The coin is physically the thinnest of the denominations in use, testament to the overall increase in purity of the metals. It is also the broadest. It thus has the same volume as the ordinary coins, stacks just as many in a container, and so on.

Spending Money
The prices quoted in various sourcebooks for goods are Purchase Prices for new equipment. Second-hand gear can cost as little as 1/3 the price. Certainly, when characters go to sell equipment, they will get no more than 1/3 to 1/2 of the price listed.

Another ‘fair warning’ to the players, who knew to expect to get exactly what they paid for – at best.

Equipment prices (esp. Magical items) listed in the DMG are 10 x the usual manufacturing cost (including labour). The purchase price for a “new” item will have a 70% profit margin tacked on to the top of the price listed – if any are available at all. Where charges have been used, the loss of value is a straight percentage of the loss of charges. EG a wand usually holds 50 charges; if a wand is purchased with 12 charges, the actual price is 1.7 x 12/50 x the price listed. The sale price will generally be 1/2 to 2/3 of this amount if the item can be demonstrated (reduced for any charges used in the process), and 1/4 the listed amount if it can’t be EG a potion or scroll or something that’s not working, or that conveys a purely numeric advantage – a +1 sword without a visible special effect.

Notice that this drops the redeemable value of the most common magic items while boosting enormously the cost of manufacturing replacements.
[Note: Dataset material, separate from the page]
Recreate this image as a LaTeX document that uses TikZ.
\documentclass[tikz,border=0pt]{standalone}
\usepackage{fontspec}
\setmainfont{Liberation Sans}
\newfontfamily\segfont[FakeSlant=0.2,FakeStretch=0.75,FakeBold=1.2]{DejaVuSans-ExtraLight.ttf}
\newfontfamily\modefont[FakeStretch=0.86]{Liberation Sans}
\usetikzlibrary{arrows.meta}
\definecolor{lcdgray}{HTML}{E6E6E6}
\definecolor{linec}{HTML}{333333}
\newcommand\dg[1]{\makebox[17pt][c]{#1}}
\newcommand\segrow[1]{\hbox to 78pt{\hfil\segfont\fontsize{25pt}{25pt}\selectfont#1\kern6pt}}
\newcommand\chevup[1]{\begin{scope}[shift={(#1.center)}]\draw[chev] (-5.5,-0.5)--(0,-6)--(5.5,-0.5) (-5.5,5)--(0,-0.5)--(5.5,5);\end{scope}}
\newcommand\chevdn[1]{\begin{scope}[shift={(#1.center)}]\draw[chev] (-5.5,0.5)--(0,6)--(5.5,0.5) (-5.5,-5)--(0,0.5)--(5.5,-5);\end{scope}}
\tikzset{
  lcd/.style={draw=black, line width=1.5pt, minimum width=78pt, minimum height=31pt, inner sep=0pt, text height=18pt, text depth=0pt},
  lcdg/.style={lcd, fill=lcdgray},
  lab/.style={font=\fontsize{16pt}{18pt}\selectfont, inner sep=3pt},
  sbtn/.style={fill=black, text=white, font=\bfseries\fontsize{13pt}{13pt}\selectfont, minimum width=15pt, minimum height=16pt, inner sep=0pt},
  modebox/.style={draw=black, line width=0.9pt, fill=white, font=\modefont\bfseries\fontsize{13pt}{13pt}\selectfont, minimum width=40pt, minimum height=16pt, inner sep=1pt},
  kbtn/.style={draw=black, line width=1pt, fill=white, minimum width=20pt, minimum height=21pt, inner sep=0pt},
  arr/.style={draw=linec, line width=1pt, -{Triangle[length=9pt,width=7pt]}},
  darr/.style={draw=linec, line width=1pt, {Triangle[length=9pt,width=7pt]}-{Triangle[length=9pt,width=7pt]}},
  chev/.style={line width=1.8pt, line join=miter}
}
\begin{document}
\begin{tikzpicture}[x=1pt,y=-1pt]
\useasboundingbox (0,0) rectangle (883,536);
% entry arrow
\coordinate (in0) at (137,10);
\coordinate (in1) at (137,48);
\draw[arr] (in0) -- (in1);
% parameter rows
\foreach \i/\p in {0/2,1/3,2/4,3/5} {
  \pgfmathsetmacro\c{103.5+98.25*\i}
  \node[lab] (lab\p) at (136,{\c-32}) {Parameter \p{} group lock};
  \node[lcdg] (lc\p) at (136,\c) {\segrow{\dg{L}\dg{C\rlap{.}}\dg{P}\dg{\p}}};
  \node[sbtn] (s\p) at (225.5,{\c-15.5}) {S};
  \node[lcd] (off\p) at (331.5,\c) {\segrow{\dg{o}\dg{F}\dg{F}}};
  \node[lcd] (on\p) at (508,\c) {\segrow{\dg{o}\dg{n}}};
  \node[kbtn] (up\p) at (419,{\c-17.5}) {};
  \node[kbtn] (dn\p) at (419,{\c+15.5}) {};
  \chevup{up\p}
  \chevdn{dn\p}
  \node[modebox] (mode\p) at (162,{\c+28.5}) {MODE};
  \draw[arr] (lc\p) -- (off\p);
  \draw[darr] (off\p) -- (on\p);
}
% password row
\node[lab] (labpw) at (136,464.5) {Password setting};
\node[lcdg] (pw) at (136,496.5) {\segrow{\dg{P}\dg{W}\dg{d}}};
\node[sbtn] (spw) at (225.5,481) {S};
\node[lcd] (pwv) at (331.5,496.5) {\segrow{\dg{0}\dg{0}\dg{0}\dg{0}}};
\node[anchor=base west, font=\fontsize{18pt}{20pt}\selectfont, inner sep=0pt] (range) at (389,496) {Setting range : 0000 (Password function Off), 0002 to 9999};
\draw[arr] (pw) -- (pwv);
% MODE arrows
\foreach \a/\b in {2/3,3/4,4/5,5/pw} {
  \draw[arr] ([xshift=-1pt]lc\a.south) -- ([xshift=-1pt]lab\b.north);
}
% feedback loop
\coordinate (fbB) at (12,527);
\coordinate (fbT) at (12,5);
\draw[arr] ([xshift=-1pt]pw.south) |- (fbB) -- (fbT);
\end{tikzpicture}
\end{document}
I’d had one campaign virtually destroyed by the ‘magic item economy’ many years earlier, and was taking steps to prevent it happening again.

Where a price is quoted in the PHB or DMG in GP, it refers to the price in ARDRIA (Silver coins). Where a price is quoted in SP, it refers to the number of SAUDRIA (Bronze coins). Where a price is quoted in CP, it refers to the number of CIRUNAI (Copper coins). Treasures from monsters also convert using these adjustments, EG if a monster’s treasure is “1,000 GP” according to the books, it means they have Old coins worth an average of 1,000 New silver coins.
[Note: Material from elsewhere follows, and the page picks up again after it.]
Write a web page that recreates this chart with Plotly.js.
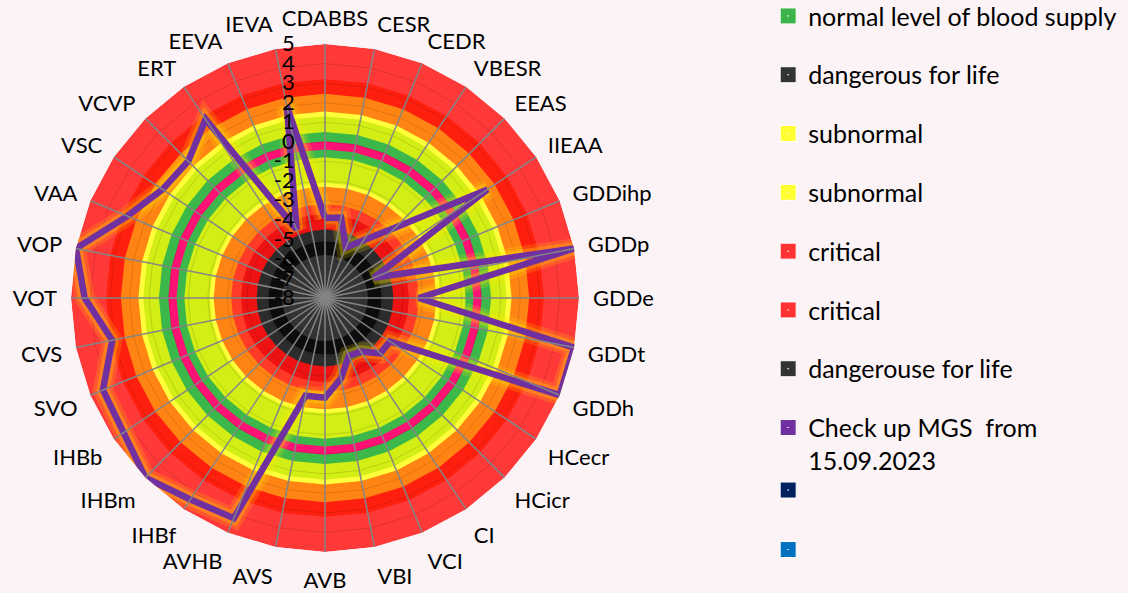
<!DOCTYPE html>
<html>
<head>
<meta charset="utf-8">
<script src="https://cdn.plot.ly/plotly-3.0.1.min.js"></script>
<style>
  html, body { margin: 0; padding: 0; background: #fbf3f6; }
  #chart { width: 1128px; height: 593px; }
</style>
</head>
<body>
<div id="chart"></div>
<script>
// ---- data ----
const categories = ['CDABBS','CESR','CEDR','VBESR','EEAS','IIEAA','GDDihp','GDDp','GDDe','GDDt','GDDh','HCecr','HCicr','CI','VCI','VBI','AVB','AVS','AVHB','IHBf','IHBm','IHBb','SVO','CVS','VOT','VOP','VAA','VSC','VCVP','ERT','EEVA','IEVA'];
const checkupValues = [-3.9,-3.8,-5.2,-4.45,-2.9,2.0,-5.3,5.0,-3.2,5.0,5.0,-4.0,-4.0,-4.7,-4.8,-3.8,-2.9,-2.9,4.2,4.4,5.0,4.4,4.3,3.1,4.3,5.0,2.95,2.0,1.9,3.0,-4.2,2.0];
const checkupName = 'Check up MGS  from<br>15.09.2023';

// zone bands (outer level of each filled ring, drawn outside-in)
const bandLevels = [5, 3.2, 2.45, 1.55, 1.3, 0.5, 0.02, -0.4, -0.8, -2.1, -2.3, -3.2, -3.7, -4.5, -5.1, -5.8];
const bandColors = ['#ff3838','#ff1f0f','#ff8414','#ffff3c','#d2ee14','#3cb84a','#ff1274','#3cb84a','#d2ee14','#ffff3c','#ff8414','#ff3a26','#ee1212','#2c2c2c','#0c0c0c','#343434'];

const radialTicks = [5,4,3,2,1,0,-1,-2,-3,-4,-5,-6,-7,-8];
const gridLevels = [4,3,2,1,0,-1,-2,-3,-4,-5,-6,-7];

const legendNames = ['normal level of blood supply','dangerous for life','subnormal','subnormal','critical','critical','dangerouse for life'];
const legendColors = ['#3cb44a','#333333','#ffff33','#ffff33','#ff3333','#ff3333','#333333'];
const extraLegendNames = [' ', ' '];
const extraLegendColors = ['#002060','#0070c0'];

const rMin = -8, rMax = 5;

// ---- traces ----
const closedTheta = categories.concat([categories[0]]);
const closedValues = checkupValues.concat([checkupValues[0]]);
const traces = [];

bandLevels.forEach((lv, i) => {
  traces.push({
    type: 'scatterpolar', mode: 'lines',
    r: closedTheta.map(() => lv), theta: closedTheta,
    fill: 'toself', fillcolor: bandColors[i],
    line: {width: 0, color: bandColors[i]},
    showlegend: false, hoverinfo: 'skip'
  });
});

gridLevels.forEach(lv => {
  traces.push({
    type: 'scatterpolar', mode: 'lines',
    r: closedTheta.map(() => lv), theta: closedTheta,
    line: {width: 1, color: 'rgba(0,0,0,0.12)'},
    showlegend: false, hoverinfo: 'skip'
  });
});

// soft glow under the series
[[20, 'rgba(255,235,0,0.18)'], [13, 'rgba(255,235,0,0.28)']].forEach(g => {
  traces.push({
    type: 'scatterpolar', mode: 'lines',
    r: closedValues, theta: closedTheta,
    line: {width: g[0], color: g[1]},
    cliponaxis: false, showlegend: false, hoverinfo: 'skip'
  });
});
traces.push({
  type: 'scatterpolar', mode: 'lines',
  r: closedValues, theta: closedTheta,
  line: {width: 6.5, color: '#7030a0'},
  cliponaxis: false, showlegend: false, name: 'Check up'
});

// spokes
const spokeR = [], spokeT = [];
categories.forEach(c => { spokeR.push(rMin, rMax, null); spokeT.push(c, c, null); });
traces.push({
  type: 'scatterpolar', mode: 'lines', r: spokeR, theta: spokeT,
  line: {width: 1.5, color: '#858585'}, connectgaps: false,
  showlegend: false, hoverinfo: 'skip'
});
// hub
traces.push({
  type: 'scatterpolar', mode: 'markers', r: [rMin], theta: [categories[0]],
  marker: {size: 20, color: '#8c8c8c', line: {width: 0}},
  showlegend: false, hoverinfo: 'skip'
});

// legend entries
legendNames.forEach((n, i) => {
  traces.push({
    type: 'scatterpolar', mode: 'markers', r: [null], theta: [null],
    name: n, legendgroup: 'g' + i,
    marker: {symbol: 'square-dot', size: 16, color: legendColors[i], line: {color: '#ffffff', width: 1}}
  });
});
traces.push({
  type: 'scatterpolar', mode: 'markers', r: [null], theta: [null],
  name: checkupName, legendgroup: 'g7',
  marker: {symbol: 'square-dot', size: 16, color: '#7030a0', line: {color: '#ffffff', width: 1}}
});
extraLegendNames.forEach((n, i) => {
  traces.push({
    type: 'scatterpolar', mode: 'markers', r: [null], theta: [null],
    name: n, legend: 'legend2', legendgroup: 'h' + i,
    marker: {symbol: 'square-dot', size: 16, color: extraLegendColors[i], line: {color: '#ffffff', width: 1}}
  });
});

const W = 1128, H = 593, cx = 325, cy = 298, R = 254;
const layout = {
  width: W, height: H,
  margin: {l: 0, r: 0, t: 0, b: 0, autoexpand: false},
  paper_bgcolor: '#fbf3f6',
  font: {family: 'Lato, "Open Sans", sans-serif', color: '#000'},
  showlegend: true,
  polar: {
    domain: {x: [(cx - R) / W, (cx + R) / W], y: [(H - cy - R) / H, (H - cy + R) / H]},
    bgcolor: 'rgba(0,0,0,0)',
    gridshape: 'linear',
    angularaxis: {
      type: 'category', categoryorder: 'array', categoryarray: categories,
      rotation: 90, direction: 'clockwise',
      showgrid: false, showline: false, ticks: 'outside', ticklen: 9, tickcolor: 'rgba(0,0,0,0)',
      tickfont: {size: 22, color: '#000', family: 'Lato, sans-serif'}
    },
    radialaxis: {
      range: [rMin, rMax], tickvals: radialTicks, ticktext: radialTicks.map(String),
      angle: 90, side: 'counterclockwise', tickangle: 90,
      showgrid: false, showline: false, ticks: 'outside', ticklen: 22, tickcolor: 'rgba(0,0,0,0)',
      layer: 'above traces',
      tickfont: {size: 22, color: '#000', family: 'Lato, sans-serif'}
    }
  },
  legend: {
    x: 0.681, xanchor: 'left', y: 1.0115, yanchor: 'top', maxheight: 700,
    bgcolor: 'rgba(0,0,0,0)', tracegroupgap: 23.3, valign: 'top',
    font: {size: 25, color: '#000', family: 'Lato, sans-serif'},
    traceorder: 'grouped'
  },
  legend2: {
    x: 0.681, xanchor: 'left', y: 0.212, yanchor: 'top', maxheight: 300,
    bgcolor: 'rgba(0,0,0,0)', tracegroupgap: 24,
    font: {size: 25, color: '#000', family: 'Lato, sans-serif'},
    traceorder: 'grouped'
  }
};

Plotly.newPlot('chart', traces, layout, {displayModeBar: false, staticPlot: true});
</script>
</body>
</html>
Explicitly stating things that had been implied in earlier sections.

The exception to the above is magic items, which remain in Gold Pieces. This is because these are unusually rare and precious. Following the Magewars, Wizardry became an illegal practice. Those wizards who escaped public execution have gone underground, and while a few support forbidden research by supplying the black market with new magic items, the laws of supply and demand have driven prices skywards.

[Post "The Last Deity" campaign update: While the ban on Wizards has been lifted by the new King, and the construction of a new Arcane Academy has been permitted by the Throne, only a few Wizards have come forth to teach there, and no students have yet graduated. Consequently, those remaining have been far too busy to construct anything beyond the occasional potion or scroll; while magic items are no longer black-market commodities, rarity and the high taxes currently demanded of all businesses mean that the price has not measurably dropped and availability remains rare. In general, if you want a magic sword in this campaign, you will still have to go out and find an old one for yourself.]

The Value Of The Mundane

The most trivial objects can be a source of information to the PCs. Even though few of the plot threads dangled before them in this section of the house rules were actively persued, the detail provided helped establish the themes and flavour of the campaign, and gave some practical examples of how those themes would manifest in the course of play. Most of the specific information provided was made up out of whole cloth as I wrote; all I had were the general themes that I wanted to express.

Anyone can do the same. This is another valuable tool to have in your kit when next you work on a campaign’s background.